Weather Sunny, no wind
 
Wind 0mph
 
Temp -7c
 

So, good news and not so good news, for those of us that rely on the wind for power; but it has just be refreshing to get out of the tent. Lots of digging and sorting of kit after the storms of the last few days. Our smaller kites had again accumulated snow inside the cells that make up the wing shape. As we found the other day this can cause some difficult flying characteristics, so all the kites have had a good clean out and are ready for action again.
 

So the plan for today is to wait until about 6pm when hopefully a 10-15mph Easterly katabatic wind will form and we will ride through the night. Not as daft as it sounds, as the sun barely dips below the horizon effectively making 24 hour daylight. Follow us on our live tracker:
https://share.delorme.com/leohoulding to see how we get on.
 

The last 48 hours have been a bit of a technical challenge with fading batteries, spam filters, domain controllers, and all sorts of other WiFi and bluetooth headaches. Being quite tech savvy, in some ways it has been a bit of a welcome distraction from the boredom of the tent, but even I was starting to believe it might have been easier to breed some homing pigeons to carry our messages back to the UK.
 

In 1888 Fridtjof Nansen, together with five companions, became the first to cross Greenland’s inland. They spent six weeks skiing across the ice cap from east to west and they were somewhat driven by the incentive – “West coast or die”. Today communications have changed the adventure risk.
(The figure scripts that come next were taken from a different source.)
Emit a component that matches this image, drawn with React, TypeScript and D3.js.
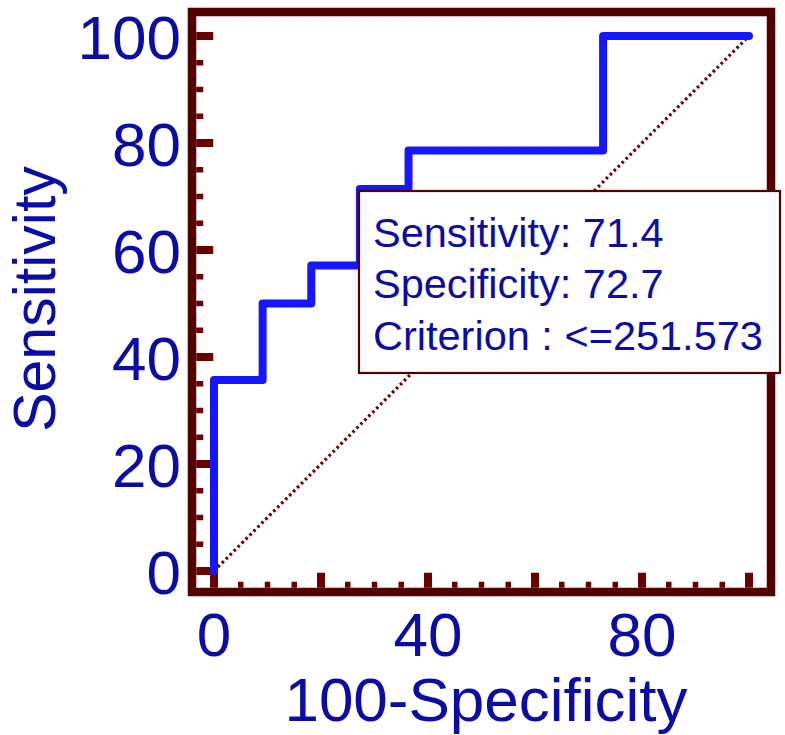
import React from "react";
import * as d3 from "d3";

// ROC curve points (100-Specificity, Sensitivity)
const rocX = [0, 0, 9.09, 9.09, 18.18, 18.18, 27.27, 27.27, 36.36, 36.36, 72.73, 72.73, 100];
const rocY = [0, 35.7, 35.7, 50, 50, 57.1, 57.1, 71.4, 71.4, 78.6, 78.6, 100, 100];
const diagX = [0, 100];
const diagY = [0, 100];
const yTickLabels = [0, 20, 40, 60, 80, 100];
const xTickLabels = [0, 40, 80];
const infoLines = ["Sensitivity: 71.4", "Specificity: 72.7", "Criterion : <=251.573"];

const W = 785;
const H = 735;
const FONT = "'Liberation Sans', Arial, Helvetica, sans-serif";
const TEXT = "#0b0ba8";
const FRAME = "#530000";
const TICK = "#6a0000";
const LINE = "#1616ff";

export default function App() {
  const x = d3.scaleLinear().domain([0, 100]).range([214, 749]);
  const y = d3.scaleLinear().domain([0, 100]).range([571, 36]);
  const minor = d3.range(0, 101, 5);

  const roc = d3
    .line<number>()
    .x((_, i) => x(rocX[i]))
    .y((_, i) => y(rocY[i]))(rocX.map((v) => v));
  const diag = d3
    .line<number>()
    .x((_, i) => x(diagX[i]))
    .y((_, i) => y(diagY[i]))(diagX.map((v) => v));

  const frame = { l: 192, r: 771, t: 12, b: 592, sw: 8.5 };
  const innerL = frame.l + frame.sw / 2;
  const innerB = frame.b - frame.sw / 2;

  return (
    <svg
      width={W}
      height={H}
      style={{ position: "absolute", left: 0, top: 0, background: "#fff" }}
      fontFamily={FONT}
    >
      <rect x={0} y={0} width={W} height={H} fill="#fff" />
      {/* y ticks */}
      {minor.map((v) => {
        const major = v % 20 === 0;
        return (
          <line
            key={"yt" + v}
            x1={innerL}
            x2={innerL + (major ? 17 : 7)}
            y1={y(v)}
            y2={y(v)}
            stroke={TICK}
            strokeWidth={major ? 8 : 5.5}
          />
        );
      })}
      {/* x ticks */}
      {minor.map((v) => {
        const major = v % 20 === 0;
        return (
          <line
            key={"xt" + v}
            x1={x(v)}
            x2={x(v)}
            y1={innerB}
            y2={innerB - (major ? 15 : 6)}
            stroke={TICK}
            strokeWidth={major ? 8 : 5.5}
          />
        );
      })}
      {/* diagonal */}
      <path d={diag || ""} fill="none" stroke={TICK} strokeWidth={3.2} strokeDasharray="2.6 3" />
      {/* ROC */}
      <path d={roc || ""} fill="none" stroke={LINE} strokeWidth={8} strokeLinejoin="round" strokeLinecap="round" />
      {/* frame */}
      <rect
        x={frame.l}
        y={frame.t}
        width={frame.r - frame.l}
        height={frame.b - frame.t}
        fill="none"
        stroke={FRAME}
        strokeWidth={frame.sw}
      />
      {/* y tick labels */}
      {yTickLabels.map((v) => (
        <text key={"yl" + v} x={181} y={y(v) + 22.5} textAnchor="end" fontSize={62} fill={TEXT}>
          {v}
        </text>
      ))}
      {/* x tick labels */}
      {xTickLabels.map((v) => (
        <text key={"xl" + v} x={x(v)} y={656} textAnchor="middle" fontSize={62} fill={TEXT}>
          {v}
        </text>
      ))}
      {/* axis titles */}
      <text x={486} y={721} textAnchor="middle" fontSize={62} fill={TEXT}>
        100-Specificity
      </text>
      <text
        transform="translate(55,299) rotate(-90)"
        textAnchor="middle"
        fontSize={59}
        fill={TEXT}
      >
        Sensitivity
      </text>
      {/* info box */}
      <rect x={359} y={191} width={421} height={182} fill="#fff" stroke={FRAME} strokeWidth={2.2} />
      {infoLines.map((t, i) => (
        <text key={t} x={373} y={246.5 + i * 51.7} fontSize={41.5} fill={TEXT}>
          {t}
        </text>
      ))}
    </svg>
  );
}
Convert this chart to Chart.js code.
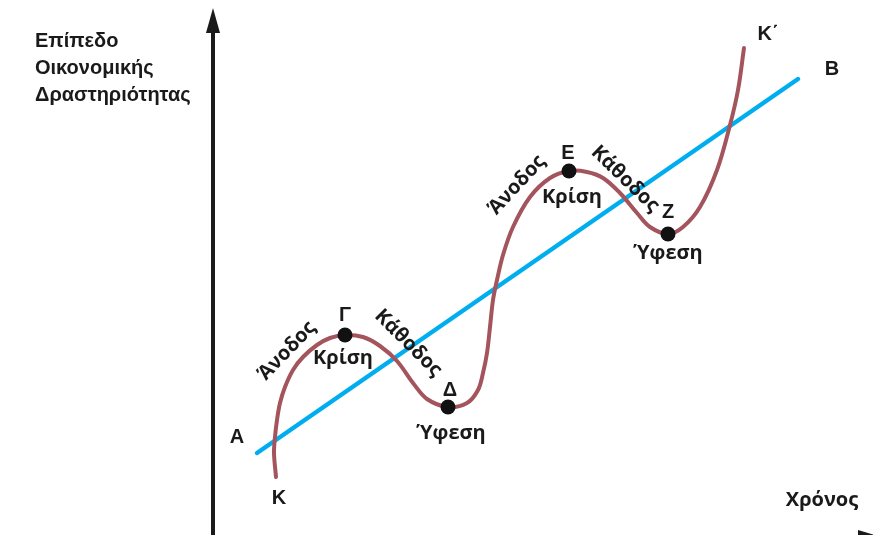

There are not many places on earth that we can’t simply communicate with someone to summon help (whether that help arrives in time to make a difference is another matter). So what do we carry to keep in touch….
 

Comunications (1)

 
a) Personal locator beacons – A neat little device, which when activated, sends a distress signal with its GPS location to a worldwide monitored rescue coordination service. From activating the unit it is normally only a matter of a few minutes before the relevant local rescue services are alerted. The device cannot send any other information such as the nature of the emergency.
 

b) Satellite Phone – A “mobile” phone that works anywhere in the World. Useful when we need to call for advice or help.
 

c) Iridium Go – A satellite gateway for smartphones. By linking our Android phone and iPhone to the device it makes our normal mobile phones act like satellite phones. The system provides a SLOW data network to send blog updates and receive weather and routing information.
 

d) Delorme InReach – A satellite “Big brother”. Tracks our position every 10 mins or so and uploads this to a website ( http://share.delorme.com/LeoHoulding ) that can enable others to check we are not on some sunny beach holiday.
 

e) Marine band VHF portable radio – Useful to communicate with rescue services such as helicopters over a short distance.
 

f) Personal radios – these are for talking to each other. It is always wise to keep a good 50 metres from each other when flying kites as they seem to have a magnetic attraction to one another which never ends well.
 

g) Mobile phones – Not much use away from the settlements of Greenland but a handy device to hold pertinent information on such as manuals for the stoves and permit documents.
 

Hopefully next update will be further North.